LONDON
STREET GAMES

There’s not much for us to do, down our way—in the way of sports, I mean. Nothing at all, in fact. When we come home from work we generally go straight indoors and have a lay-down, and a cup of tea and a pipe; or else we go out and watch a match somewhere. There’s always the “Three Swans”, of course....

But the youngsters get on all right—seem to, at all events. Some of them have got bats and stumps or footballs, and off they go into the park; and some of the girls have got shuttlecocks, and off they go. But most of them haven’t, you know; so they just lark about where they are. Paper-chase and ROUNDERS, for instance; you know those? They’re plain sailing. But some of these games, like EGG-IN-CAP (also called EGGET), are rather complicated; and as to MONDAY-TUESDAY (or NUMBERS; another kind of egg-in-cap)—it would take me till next Saturday week to explain it. Perhaps you can make it out from this description:

“After clipping the throer calls out the name of the day in the weke and the chap whats taken that day has to catch if he misses it they all run away and shout no Egg if I move—becose if they dont the throer can say a egg if you move—& that helps to make the quantity of the Eggs. The Misser of the ball throes it at one of the player and if he misses it is a egg to him and if he hits its a egg to the one he hit. After the throer has hit his man—the man has to throw it up again. If one of the player catch the Ball they throw it up again and call out the name, the total of egg to get you out is three. After the game is over the winner has clockwork on the Losers; they each stand up against a wall wile the winner throes at their heads with the ball. They can also claim 3 Hard throes or six soft ones.”

Now you know how it’s done.

Then there’s QUEENIE, which is really a girls’ game. One boy stands on the kerbstone with his back to the street, and they call him Queenie. He throws a ball backwards over his shoulders into the street, where four others are standing to catch it. As soon as one of them has it, they all hold their hands behind their backs, and then Queenie has to turn round and face them and guess who has the ball. If he guesses right, he goes on being Queenie; if not, the boy who has the ball takes his place.
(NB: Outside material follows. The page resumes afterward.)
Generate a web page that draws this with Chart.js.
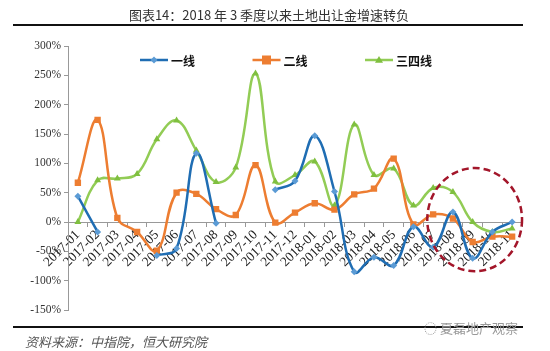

Why they call it QUEENIE? Because that happens to be its name. Aunt Eliza, who has travelled all over the place and can explain mostly everything (or thinks she can) tells me that QUEENIE is a Chinese game and that she has seen it played there and that it must have come to London over the docks. I daresay it did. But the worst of Aunt Eliza is that you never know whether—

There are other ball-games, such as HOT RICE and FRENCH CRICKET and FOOTBALL-CRICKET and FIDDLE-DE-DEE and PALM OVER (a rough game) and CATCH (also called TEASER), which goes not as you think it does, but like this—

“Two boys stand at each side of the road and one in the middle, that’s Hee. One of them tries to get the ball over middle’s head for the other to get it but if middle gets it the throer goes Hee”—

and WALL-BOUNCING and KING and MISSINGS OUT and FRENCH FOOT and KNOCKING UP THREE CATCHERS and SWOLO (rather like hockey) and DAYS OF THE YEAR and PUNCH-BALL and BOUNCE-BALL and TOUCH IT RUN and HUNDRED WINS (where you knock bricks out of a ring with a ball) and ONE-TWO-THREE-AND-A-LAIRY (I wish I knew what a-lairy meant) and ALONG THE ROW and UNDER THE ROW and ACROSS THE ROW and RABBIT IN THE HUTCH and FIVE-TEN and BASE (or DOLL) and WALLIE (because played against a wall) and STRIKE UP KNOCK DOWN and IN THE HAT and DUSTHOLES, and no doubt many more. But however many I might tell you, there are not nearly as many as there ought to be.